C’est dans ce climat nauséeux que l’imperturbable Andriy Pavelko, avec un aplomb inébranlable, vient de déposer le plus naturellement du monde sa candidature pour rejoindre le comité exécutif de l’UEFA, à Nyon! Histoire d’asseoir toujours plus sa position d’intouchable et de grand manitou du football ukrainien. Il faut dire que cet homme habile a déjà un pied en Suisse: rappelons sa présence dans la société UEFA Events SA basée à Nyon, qui a pour mission «la gestion de projets dans le domaine du marketing» destinés «à promouvoir le football en Europe». Sa candidature s’inscrit donc naturellement dans ce sillage, alors même que son mandat de parlementaire ukrainien le lui interdit, selon la loi de son pays.
Protégé par son immunité de député, il mène un train de vie d’oligarque en toute impunité. Tout cela au moment même où des médias ukrainiens viennent de mettre en lumière également ces derniers jours son quotidien fastueux à Kiev, incompatible avec ses gains annuels déclarés – officiellement de 8930 dollars par mois. Il aurait ainsi dépensé plus de 750 000 dollars au cours des deux dernières années, y compris la location d’un appartement à 17 000 dollars par mois, sans révéler ces montants dans sa déclaration de patrimoine. Et sans compter non plus, toujours selon la presse ukrainienne, la magnifique Bentley dernier modèle appartenant à sa partenaire, Yekaterina Chaus, officiellement au chômage, et des bijoux Van Cleef pour plus de 2 millions de dollars…
Enquête interne
Un dossier accablant qui grossit à vue d’œil mais ne semble guère perturber non plus le président de l’UEFA, le Slovène Aleksander Ceferin, 50 ans, qui avait succédé en 2016 à Michel Platini en promettant de militer sans relâche contre la corruption et pour le renforcement du fair-play financier.

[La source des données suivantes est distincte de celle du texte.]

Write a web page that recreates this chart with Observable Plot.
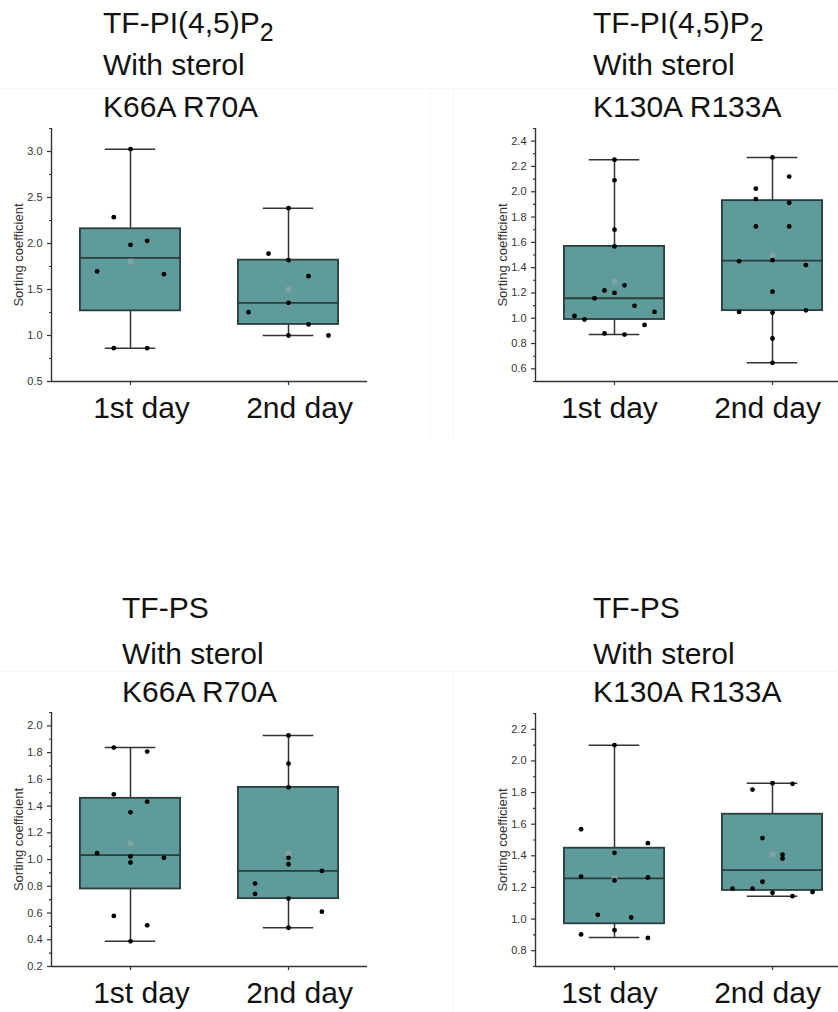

A la suite des révélations de L’illustré, il avait ordonné une enquête interne au sein de son organisation, sans qu’on en connaisse les résultats – la transparence ne semble toujours pas à l’ordre du jour à la tête du football européen. «Nous travaillons en étroite collaboration avec Aleksander Ceferin depuis le début de sa présidence, l’Ukraine est un proche allié du président de l’UEFA», claironnait Andriy Pavelko dans la presse ukrainienne l’an passé.
Pour une fois, il ne mentait pas: il apparaît aujourd’hui dans les documents que nous avons pu consulter que le cabinet d’avocat ukrainien qui s’est occupé d’accompagner juridiquement tous les contrats du prêt de 4 millions d’euros de l’UEFA, Morris Group à Kiev, a comme partenaire exclusif en Slovénie le propre cabinet d’avocats… d’Aleksander Ceferin, ouvert en 1993 à Grosuplje, dans la banlieue de Ljubljana! Où l’UEFA place-t-elle donc ses propres garde-fous?
«Je ne suis la marionnette de personne. Hormis peut-être celle de mes enfants», aimait à répéter Aleksander Ceferin au moment de son élection à la tête de l’UEFA. Pour cet homme au regard bleu acier, qui a traversé cinq fois le Sahara, quatre fois en voiture et une fois à moto, il ne reste plus à espérer pour lui que Pavelko se révélera rapidement n’être rien d’autre qu’un mirage qu’il aura rapidement envie d’oublier s’il n’entend pas finir seul au milieu des sables mouvants.